For one thing, web data extraction programs can impart your own company software on thousands of PCs already set up with your company information included. It will automate the program files of numerous small programs into one large installation application that can then be distributed out. Web data extraction works both ways when you have the right web data extraction program to work with.
A good web data extraction program can help you with detailed product testing and allows you to chain together tasks that are executed based on your parameters alone. This helps you determine whether or not the web data extraction is functioning properly when you send it out to search for the information you need on the Internet. It can help you tweak your programming and you have immediate results without having to make complicated changes over and over again.
If you need to move data from an obsolete system to a newer one, or from an incompatible system or website, the web data extraction program can extract the information for you using a variety of techniques, including screen scraping. It can send it to the computer system you need it on. This saves many companies time, keeping them from having someone rekey all of the data and losing information or having costly mistakes.
Web extraction programs can pull down information from websites that you check every day and dump the information into a spreadsheet for you, saving you the time it takes to check the same sites day in and day out. It can remember your passwords and login for you, or if you need items submitted to search engines, good web extraction programs can provide you with this service. Once again, you save time and effort by automating some of the mundane and repetitive tasks you do with your web data extraction program.
You can import data from your other company programs into your web data extraction program and automate the running of inventory checks, customer record updates, report generation, and more. You simply program a macro like you would for web data extraction and screen scraping but use your company data instead, allowing the macro to search the company system.
Web data extraction programs are not limited to surfing the Internet. You can use it to search for items within your own company, automate a search on all of the websites you check on a daily basis, such as e-Bay, and automate other programs for distribution. It offers you more than just market research and demographics, and it can help save your company time and money.
Screen scraping and web data extraction are terms for the process of using a specialized computer program to extract information from a website. Screen scraping is different than using spiders ‘spiders’, ‘miners’, or other similar techniques, because–instead of indexing everything on the page–the screen scrapers only extract information selected by the user. A good screen scraping program is able to navigate through more than one page while extracting whatever content the user wishes. Screen scraping programs can save you time and money and are especially useful for automating human processes such as copying and pasting information from the web to a document or spreadsheet, keying in data from the web, or keeping up with regularly changing pages.
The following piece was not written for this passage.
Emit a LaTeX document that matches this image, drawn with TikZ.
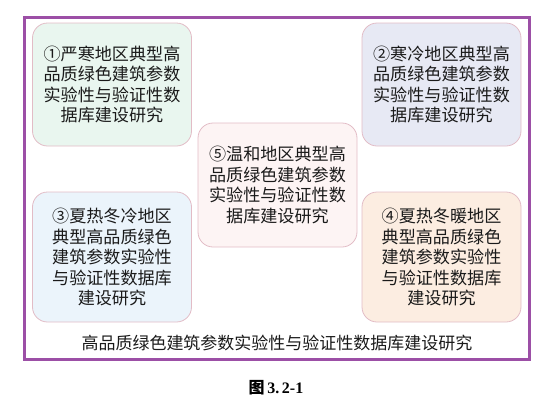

Screen scraping is accomplished through building and running scripts that are commonly known as “agents”. Agents visit web pages and look for specific, user-defined content. Smart agents are able to navigate through a site much the same way a human would (i.e. clicking on links on the page). The agents, as they navigate through pages, ignore everything that is not needed and only capture the desired text.
Screen scraping is not without its challenges. Pages that use a lot of JavaScript can be problematic for screen scraping technologies because they often change the information on the page without requiring the user to load a new page. This can cause agents that aren’t equipped to handle content changes made through JavaScript to complete miss or incorrectly record the data.A second weakness to screen scraping is that when an agent is created, it is based around structure of the website at the time the agent was built. If— in the future—there are changes to the structure of the targeted website (e.g. links or content being moved to a different part of the page), the agent typically isn’t able to get the data because the page won’t match the expected layout. This means that the agent will either have to be fixed to adjust for the changes or be rebuilt from scratch. This process of having to “fix an agent” every time a website changes can be time consuming. When selecting a screen scraping vendor, make sure to research what methods the software has notify you of problems with agents and allow you to quickly fix those problems. Finding a software that helps you work around changing web pages will save you hours of frustration in the long run.Finally, there are some anti-screen scraping techniques that making extracting data difficult or impossible. One such example is the use of CAPTCHAs. Because agents cannot typically read or input the text displayed in the CAPTCHA, they can be prevented from logging in, submitting forms, or even continuing to view content on a site. Other websites employ programs that flag or block abnormal bursts of traffic that are typical of agents scraping data. Programs looking for these bursts in traffic will occasionally block the IP address of the computer running the agent to prevent further scraping. To get around this problem, some screen scraping software offers access to anonymous proxy systems which make the traffic difficult to block.
There are few vendors in the market that are known to support a wide variety of sites and styles of programming. Some of these include Connotate (www.connotate.com), Kapow Technologies (www.kapowtech.com), Mozenda (www.mozenda.com), QL2 (www.ql2.com) and Screen Scraper (www.screen-scraper.com). Screen scraping scripts can also be written by contract programmers who can be found on sites like Elance (www.elance.com) and Guru (www.guru.com). When beginning any screen scraping project be sure to consider all the costs. Some contract programmers charge large maintenance fees. Some software vendors require expensive hardware. You, by being having a clear definition for your screen scraping project and researching costs, will be able to find the most appropriate solution.